→ **WHAT YOU WILL DO**
Retype the data exactly, from its first line to the line containing "import pandas as pd", including both, and skip any picture.
══════════════════════════════
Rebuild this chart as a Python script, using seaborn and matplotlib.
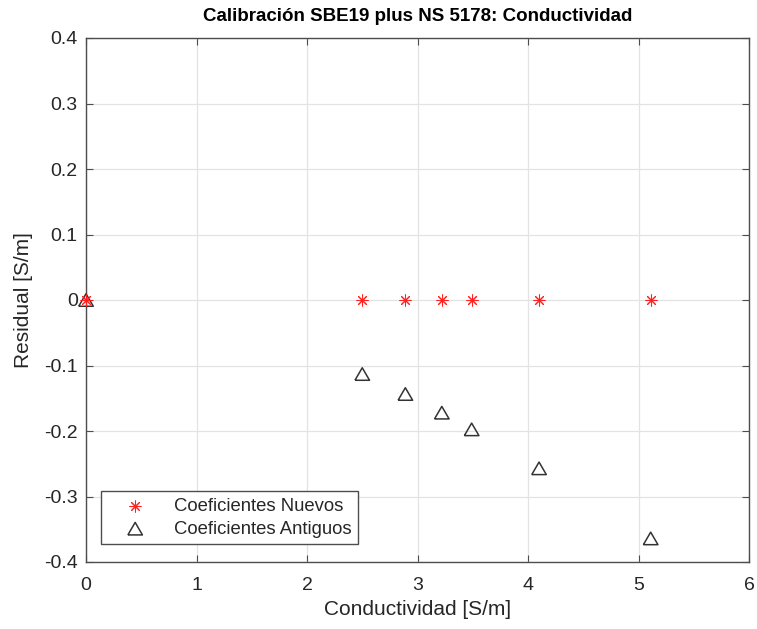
import matplotlib
matplotlib.use("Agg")
import matplotlib.pyplot as plt
import seaborn as sns
import pandas as pd

# Data
conductividad = [0.0, 2.50, 2.89, 3.22, 3.49, 4.10, 5.11]
residual_nuevos = [0.0, 0.0, 0.0, 0.0, 0.0, 0.0, 0.0]
residual_antiguos = [0.0, -0.113, -0.1435, -0.172, -0.1975, -0.257, -0.364]
xticks = [0, 1, 2, 3, 4, 5, 6]
yticks = [0.4, 0.3, 0.2, 0.1, 0.0, -0.1, -0.2, -0.3, -0.4]
ytick_labels = ["0.4", "0.3", "0.2", "0.1", "0", "-0.1", "-0.2", "-0.3", "-0.4"]
title = "Calibración SBE19 plus NS 5178: Conductividad"
xlabel = "Conductividad [S/m]"
ylabel = "Residual [S/m]"
label_nuevos = "Coeficientes Nuevos"
label_antiguos = "Coeficientes Antiguos"

sns.set_theme(style="white")
plt.rcParams["font.family"] = ["Liberation Sans", "DejaVu Sans"]

df_n = pd.DataFrame({"x": conductividad, "y": residual_nuevos})
df_a = pd.DataFrame({"x": conductividad, "y": residual_antiguos})

fig = plt.figure(figsize=(7.57, 6.29), dpi=100)
ax = fig.add_axes([86 / 757, 1 - 562 / 629, 663 / 757, 524 / 629])

txt = "#262626"
spine_c = "#4d4d4d"

tri = [(-1, -0.86), (1, -0.86), (0, 0.86), (-1, -0.86)]

sns.scatterplot(data=df_n, x="x", y="y", ax=ax, marker=(8, 2, 0), s=64,
                color="#ff2020", linewidths=0.75, label=label_nuevos, zorder=4,
                clip_on=False)
sns.scatterplot(data=df_a, x="x", y="y", ax=ax, marker=tri, s=110,
                facecolor="none", edgecolor="#333333", linewidth=1.1,
                label=label_antiguos, zorder=3, clip_on=False)

ax.set_xlim(0, 6)
ax.set_ylim(-0.4, 0.4)
ax.set_xticks(xticks)
ax.set_xticklabels([str(t) for t in xticks])
ax.set_yticks(yticks)
ax.set_yticklabels(ytick_labels)

ax.grid(True, color="#e3e3e3", linewidth=0.9, zorder=0)
ax.set_axisbelow(True)
for sp in ax.spines.values():
    sp.set_color(spine_c)
    sp.set_linewidth(1.0)
    sp.set_visible(True)

ax.tick_params(axis="both", which="both", direction="in", length=5, width=0.8,
               color=spine_c, top=True, right=True, bottom=True, left=True,
               labelsize=14, labelcolor=txt, pad=6)
ax.tick_params(axis="x", pad=11)

ax.set_title(title, fontsize=13.5, fontweight="bold", color="#000000", pad=12)
ax.set_xlabel(xlabel, fontsize=15, color=txt, labelpad=4)
ax.set_ylabel(ylabel, fontsize=15, color=txt, labelpad=8)

leg = ax.legend(loc="lower left", bbox_to_anchor=(0.0226, 0.0344), borderaxespad=0,
                fontsize=13.3, frameon=True, fancybox=False, framealpha=1,
                edgecolor=spine_c, handlelength=3.0, handletextpad=0.6,
                borderpad=0.35, labelspacing=0.32)
leg.get_frame().set_linewidth(1.0)
for t in leg.get_texts():
    t.set_color(txt)

fig.savefig("out.png", dpi=100)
══════════════════════════════
→ **SOLUTION TO THIS TASK**
Rebuild this chart as a Python script, using seaborn and matplotlib.
import matplotlib
matplotlib.use("Agg")
import matplotlib.pyplot as plt
import seaborn as sns
import pandas as pd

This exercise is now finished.